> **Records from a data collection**
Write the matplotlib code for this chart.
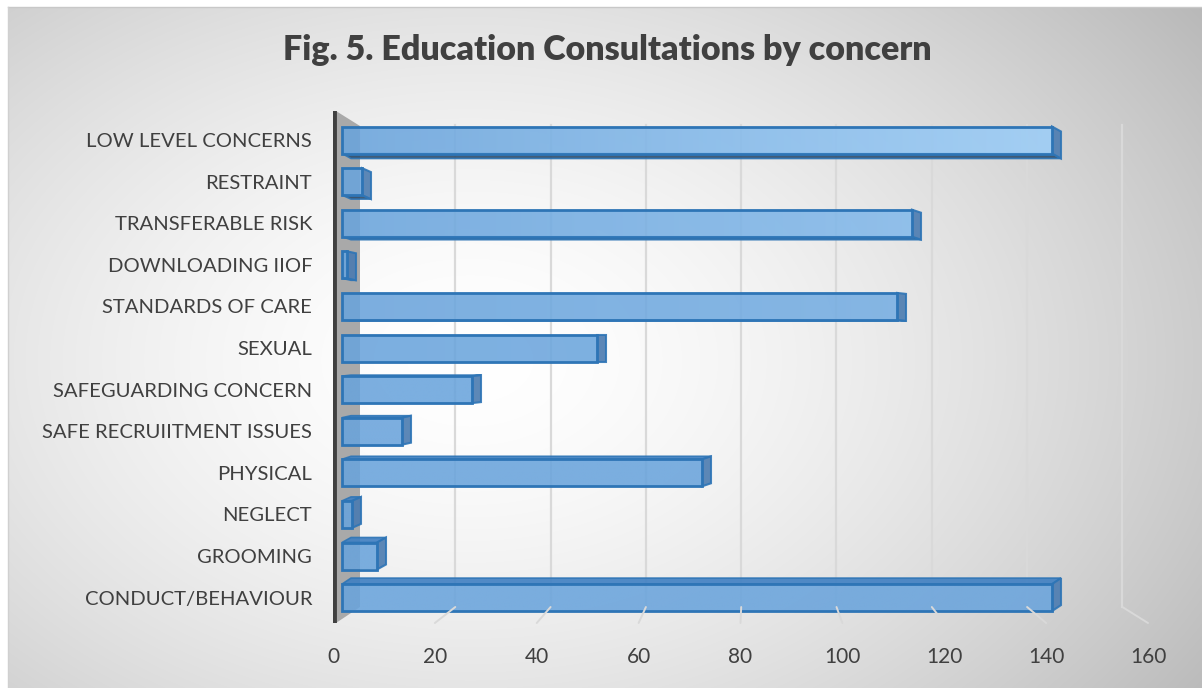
import numpy as np
import matplotlib.pyplot as plt
from matplotlib.patches import Polygon, Rectangle, ConnectionPatch
from matplotlib.colors import to_rgb

categories = ["LOW LEVEL CONCERNS", "RESTRAINT", "TRANSFERABLE RISK", "DOWNLOADING IIOF",
              "STANDARDS OF CARE", "SEXUAL", "SAFEGUARDING CONCERN", "SAFE RECRUIITMENT ISSUES",
              "PHYSICAL", "NEGLECT", "GROOMING", "CONDUCT/BEHAVIOUR"]
counts = [142, 4, 114, 1, 111, 51, 26, 12, 72, 2, 7, 142]
x_ticks = [0, 20, 40, 60, 80, 100, 120, 140, 160]
title = "Fig. 5. Education Consultations by concern"

W, H = 1202, 688
FONT = "Lato"
TXT = "#404040"

# pixel geometry of the pseudo-3d box (front floor plane, bar plane, back wall)
AX_L, AX_R, AX_T, AX_B = 333, 1148, 111, 623
FRONT_0, FRONT_K = 333, 5.095      # label plane: px of zero, px per unit
BAR_0, BAR_K = 342, 5.0            # bar front faces
BACK_0, BACK_K = 360, 4.765        # back wall gridlines
ROW0, ROW_STEP = 140, 41.6         # bar centres in px
BAR_H = 27 / ROW_STEP              # bar height in row units
DEPTH_X = 9 / BAR_K                # side face offset, value units
DEPTH_Y = 1 / ROW_STEP             # px of vertical offset per row away from centre
VP_ROW = 5

fig = plt.figure(figsize=(W / 100, H / 100), dpi=100)

# chart area background: soft radial gradient
bg = fig.add_axes([0, 0, 1, 1])
bg.set_xlim(0, W)
bg.set_ylim(H, 0)
bg.axis("off")
yy, xx = np.mgrid[0:H, 0:W]
d = np.sqrt(((xx - 470) / 820.0) ** 2 + ((yy - 360) / 560.0) ** 2)
shade = 1 - 0.24 * np.clip(d, 0, 1.15) ** 1.6
shade[:7, :] = 1
shade[:, :8] = 1
bg.imshow(np.dstack([shade] * 3), extent=(0, W, H, 0), aspect="auto", zorder=0)
bg.plot([8, W], [7, 7], color="#c8c8c8", lw=1, zorder=1)
bg.plot([8, 8], [7, H], color="#d0d0d0", lw=1, zorder=1)
bg.text(607, 50, title, ha="center", va="center", fontsize=24.5, fontweight="heavy",
        color=TXT, family=FONT)

box = [AX_L / W, 1 - AX_B / H, (AX_R - AX_L) / W, (AX_B - AX_T) / H]


def xlim_for(zero, k):
    return ((AX_L - zero) / k, (AX_R - zero) / k)


# back wall with gridlines
ax_back = fig.add_axes(box)
ax_back.set_xlim(*xlim_for(BACK_0, BACK_K))
ax_back.set_ylim(AX_B, AX_T)
ax_back.axis("off")
for v in x_ticks[1:]:
    ax_back.plot([v, v], [125, 607], color="#d9d9d9", lw=1.6, zorder=1)

# left side wall
wall_x0 = (336 - BACK_0) / BACK_K
ax_back.add_patch(Polygon([(wall_x0, 111), (0, 126), (0, 607), (wall_x0, 623)],
                          closed=True, facecolor="#a9a9a9", edgecolor="none", zorder=2))
ax_back.plot([(334.5 - BACK_0) / BACK_K] * 2, [111, 623], color="#404040", lw=3.5,
             solid_capstyle="round", zorder=3)

# front plane holding the value labels
ax_front = fig.add_axes(box)
ax_front.set_xlim(*xlim_for(FRONT_0, FRONT_K))
ax_front.set_ylim(0, 1)
ax_front.patch.set_alpha(0)
for s in ax_front.spines.values():
    s.set_visible(False)
ax_front.set_yticks([])
ax_front.set_xticks(x_ticks)
ax_front.set_xticklabels([str(t) for t in x_ticks], fontsize=15, color=TXT, family=FONT)
ax_front.tick_params(axis="x", length=0, pad=17)

# floor lines from the wall down to the front edge
for v in x_ticks[1:]:
    con = ConnectionPatch(xyA=(v, 607), coordsA=ax_back.transData,
                          xyB=(v, 0), coordsB=ax_front.transData,
                          color="#d9d9d9", lw=1.4, zorder=1)
    fig.add_artist(con)

# bars
ax = fig.add_axes(box)
xlim = xlim_for(BAR_0, BAR_K)
ylim = ((AX_B - ROW0) / ROW_STEP, (AX_T - ROW0) / ROW_STEP)
ax.patch.set_alpha(0)
for s in ax.spines.values():
    s.set_visible(False)
ax.set_xticks([])
ax.set_yticks(range(len(categories)))
ax.set_yticklabels(categories, fontsize=14.6, color=TXT, family=FONT)
ax.tick_params(axis="y", length=0, pad=15)

edge = "#2e75b6"
base = np.array(to_rgb("#6aa4dc"))
light = np.array(to_rgb("#a3d3fb"))
side_c = "#4b7bb0"
under_c = "#2f4d6b"
top_c = "#3f7fc2"

for i, v in enumerate(counts):
    y0, y1 = i - BAR_H / 2, i + BAR_H / 2
    dy = (VP_ROW - i) * DEPTH_Y
    dx = DEPTH_X
    # underside (rows above the centre) or top face (rows below)
    if dy > 0:
        ax.add_patch(Polygon([(0, y1), (v, y1), (v + dx, y1 + dy), (dx, y1 + dy)],
                             closed=True, facecolor=under_c, edgecolor=edge, lw=1.2,
                             alpha=0.9, zorder=3))
    elif dy < 0:
        ax.add_patch(Polygon([(0, y0), (v, y0), (v + dx, y0 + dy), (dx, y0 + dy)],
                             closed=True, facecolor=top_c, edgecolor=edge, lw=1.2,
                             alpha=0.9, zorder=3))
    # right end face
    ax.add_patch(Polygon([(v, y0), (v + dx, y0 + dy), (v + dx, y1 + dy), (v, y1)],
                         closed=True, facecolor=side_c, edgecolor=edge, lw=1.5,
                         alpha=0.9, zorder=4))
    # front face with a lighting gradient towards the upper right
    lift = max(0.0, 1 - i / 6.0)
    t = np.linspace(0, 1, 200) * (v / 160.0) * lift
    grad = base[None, :] * (1 - t[:, None]) + light[None, :] * t[:, None]
    front = Rectangle((0, y0), v, BAR_H, facecolor="none", edgecolor=edge, lw=2.0, zorder=6)
    ax.add_patch(front)
    im = ax.imshow(grad[None, :, :], extent=(0, v, y1, y0), aspect="auto",
                   alpha=0.88, zorder=5, interpolation="bilinear")
    im.set_clip_path(front)

ax.set_xlim(*xlim)
ax.set_ylim(*ylim)

fig.savefig("out.png", dpi=100)
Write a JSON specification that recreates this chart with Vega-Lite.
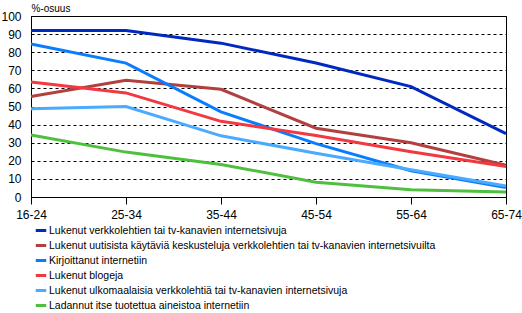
{
  "$schema": "https://vega.github.io/schema/vega-lite/v6.json",
  "width": 475,
  "height": 181,
  "autosize": "none",
  "padding": {"left": 31, "top": 16, "right": 16, "bottom": 116},
  "background": "white",
  "config": {
    "font": "Liberation Sans",
    "view": {"stroke": "black", "strokeWidth": 1}
  },
  "data": {
    "values": [
      {"age": "16-24", "s": "Lukenut verkkolehtien tai tv-kanavien internetsivuja", "v": 92},
      {"age": "25-34", "s": "Lukenut verkkolehtien tai tv-kanavien internetsivuja", "v": 92},
      {"age": "35-44", "s": "Lukenut verkkolehtien tai tv-kanavien internetsivuja", "v": 85},
      {"age": "45-54", "s": "Lukenut verkkolehtien tai tv-kanavien internetsivuja", "v": 74},
      {"age": "55-64", "s": "Lukenut verkkolehtien tai tv-kanavien internetsivuja", "v": 61},
      {"age": "65-74", "s": "Lukenut verkkolehtien tai tv-kanavien internetsivuja", "v": 35},
      {"age": "16-24", "s": "Lukenut uutisista käytäviä keskusteluja verkkolehtien tai tv-kanavien internetsivuilta", "v": 55.5},
      {"age": "25-34", "s": "Lukenut uutisista käytäviä keskusteluja verkkolehtien tai tv-kanavien internetsivuilta", "v": 64.5},
      {"age": "35-44", "s": "Lukenut uutisista käytäviä keskusteluja verkkolehtien tai tv-kanavien internetsivuilta", "v": 59.5},
      {"age": "45-54", "s": "Lukenut uutisista käytäviä keskusteluja verkkolehtien tai tv-kanavien internetsivuilta", "v": 38},
      {"age": "55-64", "s": "Lukenut uutisista käytäviä keskusteluja verkkolehtien tai tv-kanavien internetsivuilta", "v": 30},
      {"age": "65-74", "s": "Lukenut uutisista käytäviä keskusteluja verkkolehtien tai tv-kanavien internetsivuilta", "v": 17.5},
      {"age": "16-24", "s": "Kirjoittanut internetiin", "v": 84.5},
      {"age": "25-34", "s": "Kirjoittanut internetiin", "v": 74},
      {"age": "35-44", "s": "Kirjoittanut internetiin", "v": 47},
      {"age": "45-54", "s": "Kirjoittanut internetiin", "v": 29.5},
      {"age": "55-64", "s": "Kirjoittanut internetiin", "v": 14.5},
      {"age": "65-74", "s": "Kirjoittanut internetiin", "v": 5.2},
      {"age": "16-24", "s": "Lukenut blogeja", "v": 63.5},
      {"age": "25-34", "s": "Lukenut blogeja", "v": 57.5},
      {"age": "35-44", "s": "Lukenut blogeja", "v": 41.8},
      {"age": "45-54", "s": "Lukenut blogeja", "v": 34},
      {"age": "55-64", "s": "Lukenut blogeja", "v": 25},
      {"age": "65-74", "s": "Lukenut blogeja", "v": 16.8},
      {"age": "16-24", "s": "Lukenut ulkomaalaisia verkkolehtiä tai tv-kanavien internetsivuja", "v": 48.8},
      {"age": "25-34", "s": "Lukenut ulkomaalaisia verkkolehtiä tai tv-kanavien internetsivuja", "v": 50},
      {"age": "35-44", "s": "Lukenut ulkomaalaisia verkkolehtiä tai tv-kanavien internetsivuja", "v": 33.8},
      {"age": "45-54", "s": "Lukenut ulkomaalaisia verkkolehtiä tai tv-kanavien internetsivuja", "v": 24.2},
      {"age": "55-64", "s": "Lukenut ulkomaalaisia verkkolehtiä tai tv-kanavien internetsivuja", "v": 15},
      {"age": "65-74", "s": "Lukenut ulkomaalaisia verkkolehtiä tai tv-kanavien internetsivuja", "v": 6.1},
      {"age": "16-24", "s": "Ladannut itse tuotettua aineistoa internetiin", "v": 34.2},
      {"age": "25-34", "s": "Ladannut itse tuotettua aineistoa internetiin", "v": 24.8},
      {"age": "35-44", "s": "Ladannut itse tuotettua aineistoa internetiin", "v": 18},
      {"age": "45-54", "s": "Ladannut itse tuotettua aineistoa internetiin", "v": 8.2},
      {"age": "55-64", "s": "Ladannut itse tuotettua aineistoa internetiin", "v": 4},
      {"age": "65-74", "s": "Ladannut itse tuotettua aineistoa internetiin", "v": 2.8}
    ]
  },
  "mark": {"type": "line", "strokeWidth": 3, "strokeJoin": "miter"},
  "encoding": {
    "x": {
      "field": "age",
      "type": "ordinal",
      "scale": {"type": "point", "padding": 0},
      "axis": {
        "title": null,
        "labelAngle": 0,
        "labelFont": "Liberation Sans",
        "labelFontSize": 12,
        "labelColor": "black",
        "labelPadding": 5,
        "tickSize": 7,
        "tickColor": "black",
        "domainColor": "black",
        "grid": false
      }
    },
    "y": {
      "field": "v",
      "type": "quantitative",
      "scale": {"domain": [0, 100], "nice": false, "zero": true},
      "axis": {
        "values": [0, 10, 20, 30, 40, 50, 60, 70, 80, 90, 100],
        "title": "%-osuus",
        "titleAngle": 0,
        "titleX": 0,
        "titleY": -8,
        "titleAlign": "left",
        "titleBaseline": "middle",
        "titleFont": "Liberation Sans",
        "titleFontSize": 10,
        "titleFontWeight": "normal",
        "titleColor": "black",
        "labelFont": "Liberation Sans",
        "labelFontSize": 12,
        "labelColor": "black",
        "labelPadding": 10,
        "tickSize": 0,
        "domainColor": "black",
        "grid": true,
        "gridColor": "black",
        "gridDash": [3, 3],
        "gridWidth": 1,
        "gridOpacity": 1
      }
    },
    "color": {
      "field": "s",
      "type": "nominal",
      "sort": null,
      "scale": {
        "domain": [
          "Lukenut verkkolehtien tai tv-kanavien internetsivuja",
          "Lukenut uutisista käytäviä keskusteluja verkkolehtien tai tv-kanavien internetsivuilta",
          "Kirjoittanut internetiin",
          "Lukenut blogeja",
          "Lukenut ulkomaalaisia verkkolehtiä tai tv-kanavien internetsivuja",
          "Ladannut itse tuotettua aineistoa internetiin"
        ],
        "range": ["#0029c2", "#b2403f", "#0a7dff", "#f23841", "#4aaaff", "#4fbf3f"]
      },
      "legend": {
        "title": null,
        "orient": "none",
        "legendX": 3,
        "legendY": 209,
        "padding": 0,
        "symbolType": "stroke",
        "symbolSize": 110,
        "symbolStrokeWidth": 3,
        "symbolOffset": 0,
        "labelOffset": 1,
        "labelFont": "Liberation Sans",
        "labelFontSize": 10.5,
        "labelColor": "black",
        "labelLimit": 600,
        "rowPadding": 4,
        "clipHeight": 11
      }
    }
  }
}
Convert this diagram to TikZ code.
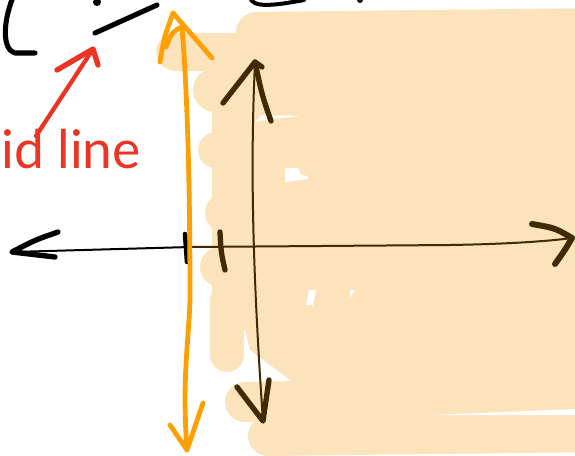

> **Aim of the exercise**
Repeat exactly the lines from the start of the entries down to the line with "from matplotlib.colors import to_rgb", keeping both ends but none of the pictures.

> **Solution**
Write the matplotlib code for this chart.
import numpy as np
import matplotlib.pyplot as plt
from matplotlib.patches import Polygon, Rectangle, ConnectionPatch
from matplotlib.colors import to_rgb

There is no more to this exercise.